**Written request**. Every line holding the string "matplotlib" should be gathered.

Figure scripts
* * * * * * *
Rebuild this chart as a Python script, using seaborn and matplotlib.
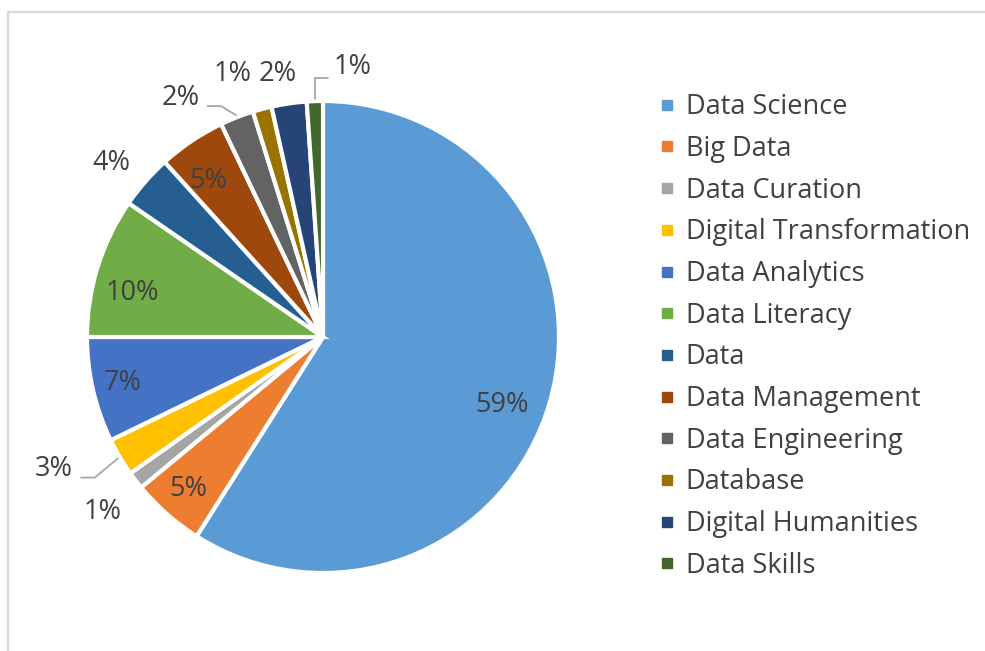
import numpy as np
import matplotlib
matplotlib.use("Agg")
import matplotlib.pyplot as plt
from matplotlib.lines import Line2D
import seaborn as sns

# data (shares of keywords, %)
topics = ["Data Science", "Big Data", "Data Curation", "Digital Transformation",
          "Data Analytics", "Data Literacy", "Data", "Data Management",
          "Data Engineering", "Database", "Digital Humanities", "Data Skills"]
shares = [59.0, 5.0, 1.2, 2.6, 7.2, 9.6, 3.7, 4.6, 2.3, 1.3, 2.4, 1.1]
colors = ["#5B9BD5", "#ED7D31", "#A5A5A5", "#FFC000", "#4472C4", "#70AD47",
          "#255E91", "#9E480E", "#636363", "#997300", "#264478", "#43682B"]

# label placement (radius factor, clockwise shift in degrees, leader line type)
label_r = [0.81, 0.86, 1.19, 1.27, 0.87, 0.83, 1.16, 0.82, 1.18, 1.18, 1.13, 1.15]
label_shift = [4.6, 0, -1, 4.4, 0, -4.4, -1.7, -2.4, -9.4, -4, -1.6, 8.2]
leader = [None, None, None, "left", None, None, None, None, "left", None, None, "up"]

sns.set_theme(style="white")
plt.rcParams["font.family"] = ["Open Sans", "DejaVu Sans"]
txt_color = "#404040"
fs = 19.5

fig = plt.figure(figsize=(9.85, 6.51), dpi=100)
ax = fig.add_axes([87 / 985, 78 / 651, 472 / 985, 472 / 651])

wedges, _ = ax.pie(shares, colors=sns.color_palette(colors), startangle=90,
                   counterclock=False,
                   wedgeprops=dict(edgecolor="white", linewidth=3))
ax.set_xlim(-1, 1)
ax.set_ylim(-1, 1)
ax.set_aspect("equal")
ax.axis("off")

for w, v, r, sh, ld in zip(wedges, shares, label_r, label_shift, leader):
    mid = (w.theta1 + w.theta2) / 2
    ang = np.deg2rad(mid - sh)
    lx, ly = r * np.cos(ang), r * np.sin(ang)
    ax.text(lx, ly, f"{v:.0f}%", ha="center", va="center", fontsize=fs,
            color=txt_color)
    if ld is not None:
        a0 = np.deg2rad(mid)
        sx, sy = 1.01 * np.cos(a0), 1.01 * np.sin(a0)
        if ld == "left":
            ex, ey = lx + 0.115, ly - 0.035
            bx, by = ex + 0.058, ey
        else:
            ex, ey = lx - 0.105, ly - 0.045
            bx, by = sx, ey
        ax.plot([sx, bx, ex], [sy, by, ey], color="#A6A6A6", lw=1.3,
                clip_on=False, solid_joinstyle="miter")

handles = [Line2D([0], [0], marker="s", linestyle="none", markersize=7.2,
                  markerfacecolor=c, markeredgecolor=c) for c in colors]
fig.legend(handles, topics, loc="center left", bbox_to_anchor=(660 / 985, 0.4831),
           frameon=False, fontsize=fs, labelcolor=txt_color, handlelength=0.55,
           handletextpad=0.4, labelspacing=0.505, borderpad=0, borderaxespad=0)

# chart-area border (top and left edges visible)
fig.add_artist(Line2D([8 / 985, 1], [1 - 12 / 651, 1 - 12 / 651],
                      color="#D9D9D9", lw=1.6))
fig.add_artist(Line2D([8 / 985, 8 / 985], [0, 1 - 12 / 651],
                      color="#D9D9D9", lw=1.6))

fig.savefig("out.png", dpi=100)
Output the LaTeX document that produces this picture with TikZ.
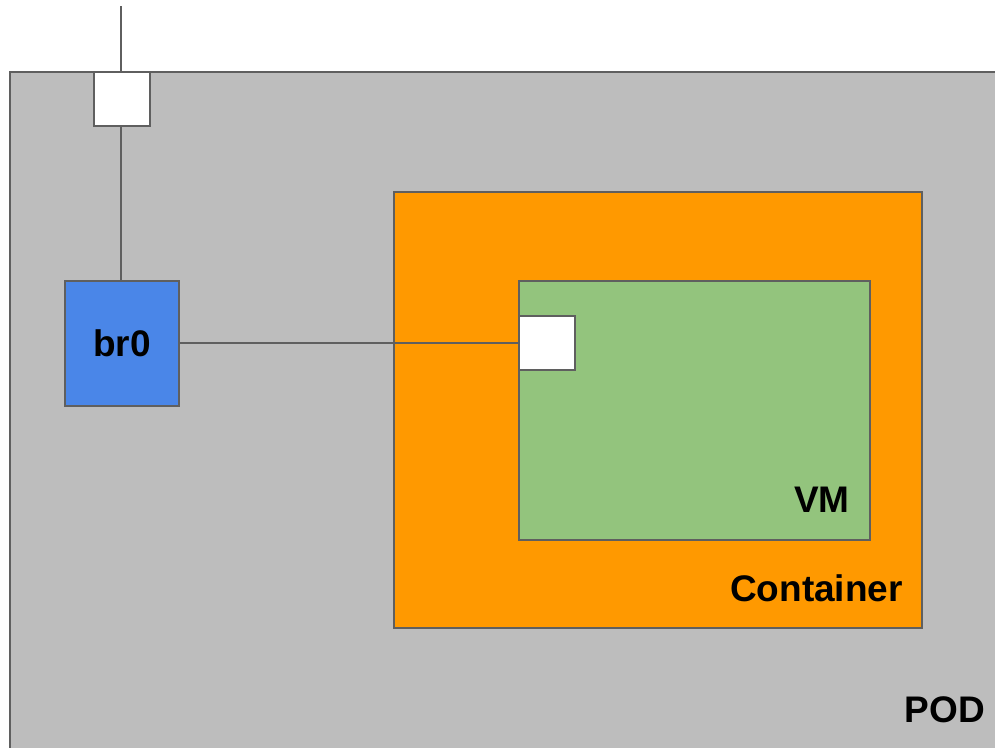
\documentclass[tikz,border=0pt]{standalone}
\usepackage{fontspec}
\setmainfont{Liberation Sans}
\definecolor{podgray}{HTML}{BDBDBD}
\definecolor{ctorange}{HTML}{FF9900}
\definecolor{vmgreen}{HTML}{93C47D}
\definecolor{brblue}{HTML}{4A86E8}
\definecolor{edge}{HTML}{5F5F5F}
\tikzset{
  box/.style={draw=edge, line width=2pt, rectangle, inner sep=0pt, outer sep=0pt, anchor=north west},
  port/.style={box, fill=white, minimum width=56pt, minimum height=54pt},
  wire/.style={draw=edge, line width=1.6pt},
  lbl/.style={font=\fontsize{37}{40}\selectfont\bfseries, inner sep=0pt, anchor=base east}
}
\begin{document}
\begin{tikzpicture}[x=1pt,y=-1pt]
  \useasboundingbox (0,0) rectangle (995,747);
  \begin{scope}
    \clip (0,0) rectangle (995,747);
    % outer pod area, running off the right and bottom edges
    \node[box, fill=podgray, minimum width=1000pt, minimum height=700pt] (pod) at (10,72) {};
  \end{scope}
  % uplink port and bridge
  \node[port] (uplink) at (94,72) {};
  \node[box, fill=brblue, minimum width=114pt, minimum height=125pt] (br0) at (65,281) {};
  \node[font=\fontsize{37}{40}\selectfont\bfseries] (br0lbl) at (br0.center) {br0};
  % container with the VM inside
  \node[box, fill=ctorange, minimum width=528pt, minimum height=436pt] (ct) at (394,192) {};
  \node[box, fill=vmgreen, minimum width=351pt, minimum height=259pt] (vm) at (519,281) {};
  \node[port] (vmport) at (519,316) {};
  % links
  \coordinate (ext) at (121,6);
  \draw[wire] (ext) -- (uplink.north -| ext);
  \draw[wire] (uplink.south -| ext) -- (br0.north -| ext);
  \draw[wire] (br0.east |- vmport.west) -- (vmport.west);
  % labels
  \node[lbl] (vmlbl) at (850,512) {VM};
  \node[lbl] (ctlbl) at (903,601) {Container};
  \node[lbl] (podlbl) at (985,722) {POD};
\end{tikzpicture}
\end{document}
* * * * * * *
**Solution**.
Rebuild this chart as a Python script, using seaborn and matplotlib.
import matplotlib
matplotlib.use("Agg")
import matplotlib.pyplot as plt
from matplotlib.lines import Line2D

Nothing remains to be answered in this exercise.